YOUR OBJECTIVE
Which lines hold the string "code"? Copy every one of them.

PROVIDED MATERIAL
-----

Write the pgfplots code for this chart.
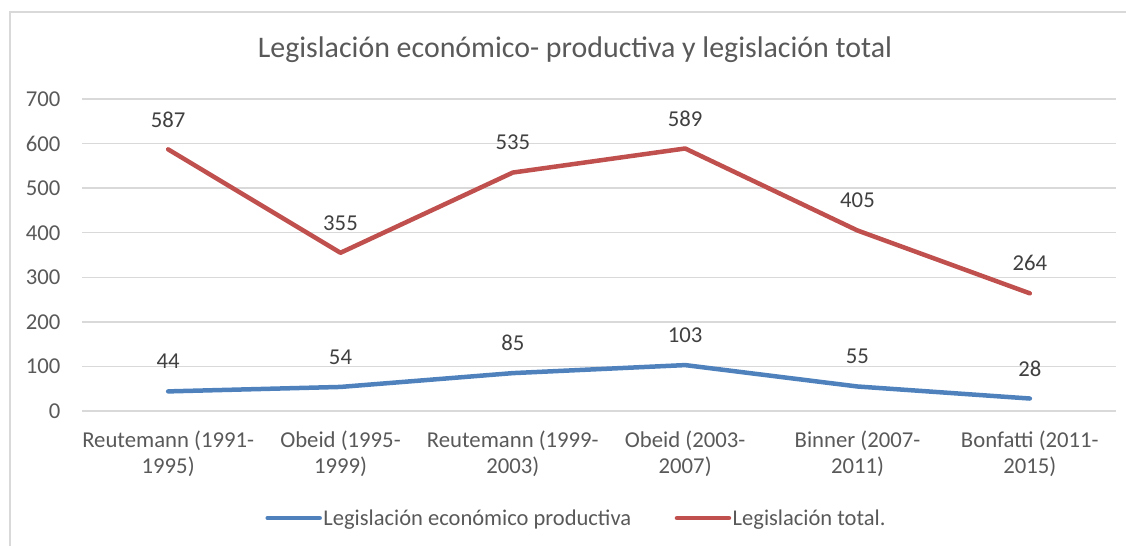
\documentclass[border=0pt]{standalone}
\usepackage{pgfplots}
\pgfplotsset{compat=1.18}
\usepackage{fontspec}
\setmainfont{Carlito}
\definecolor{txt}{HTML}{595959}
\definecolor{lbl}{HTML}{404040}
\definecolor{gridc}{HTML}{D9D9D9}
\definecolor{ser1}{HTML}{4F81BD}
\definecolor{ser2}{HTML}{C0504D}
\begin{document}
\begin{tikzpicture}[x=1bp,y=1bp]
\path[use as bounding box] (0,0) rectangle (1126,-546);
\draw[gridc, line width=1.5bp] (10,-546) -- (10,-12) -- (1130,-12);
\node[txt, font=\fontsize{30}{34}\selectfont] at (575,-50) {Legislación económico- productiva y legislación total};
\begin{axis}[
  at={(82bp,-411bp)}, anchor=south west, scale only axis,
  width=1034bp, height=312bp,
  xmin=-0.5, xmax=5.5, ymin=0, ymax=700,
  ytick={0,100,...,700},
  xtick={0,...,5},
  xticklabels={{Reutemann (1991-\\1995)},{Obeid (1995-\\1999)},{Reutemann (1999-\\2003)},{Obeid (2003-\\2007)},{Binner (2007-\\2011)},{Bonfatti (2011-\\2015)}},
  /pgf/number format/assume math mode=true,
  tick label style={font=\fontsize{22.8}{26}\selectfont, text=txt},
  xticklabel style={align=center, yshift=-16bp},
  yticklabel style={xshift=-18bp},
  axis line style={draw=none},
  tick style={draw=none},
  ymajorgrids,
  major grid style={gridc, line width=1.5bp},
  clip=false,
  legend style={at={(0.478,-0.343)}, anchor=center, draw=none, fill=none,
    legend columns=2, font=\fontsize{22.6}{26}\selectfont, text=txt,
    /tikz/every even column/.append style={column sep=42bp},
    nodes={inner sep=1.5bp}},
  legend image code/.code={\draw[#1] (0bp,0bp) -- (52bp,0bp);},
  nodes near coords,
  every node near coord/.append style={anchor=center, yshift=30bp, text=lbl, font=\fontsize{22.8}{26}\selectfont},
]
\addplot[ser1, line width=4.5bp, line join=round, line cap=round] coordinates {(0,44)(1,54)(2,85)(3,103)(4,55)(5,28)};
\addlegendentry{Legislación económico productiva}
\addplot[ser2, line width=4.5bp, line join=round, line cap=round] coordinates {(0,587)(1,355)(2,535)(3,589)(4,405)(5,264)};
\addlegendentry{Legislación total.}
\end{axis}
\end{tikzpicture}
\end{document}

-----

OUTPUT OF THE TASK
Write the pgfplots code for this chart.
  legend image code/.code={\draw[#1] (0bp,0bp) -- (52bp,0bp);},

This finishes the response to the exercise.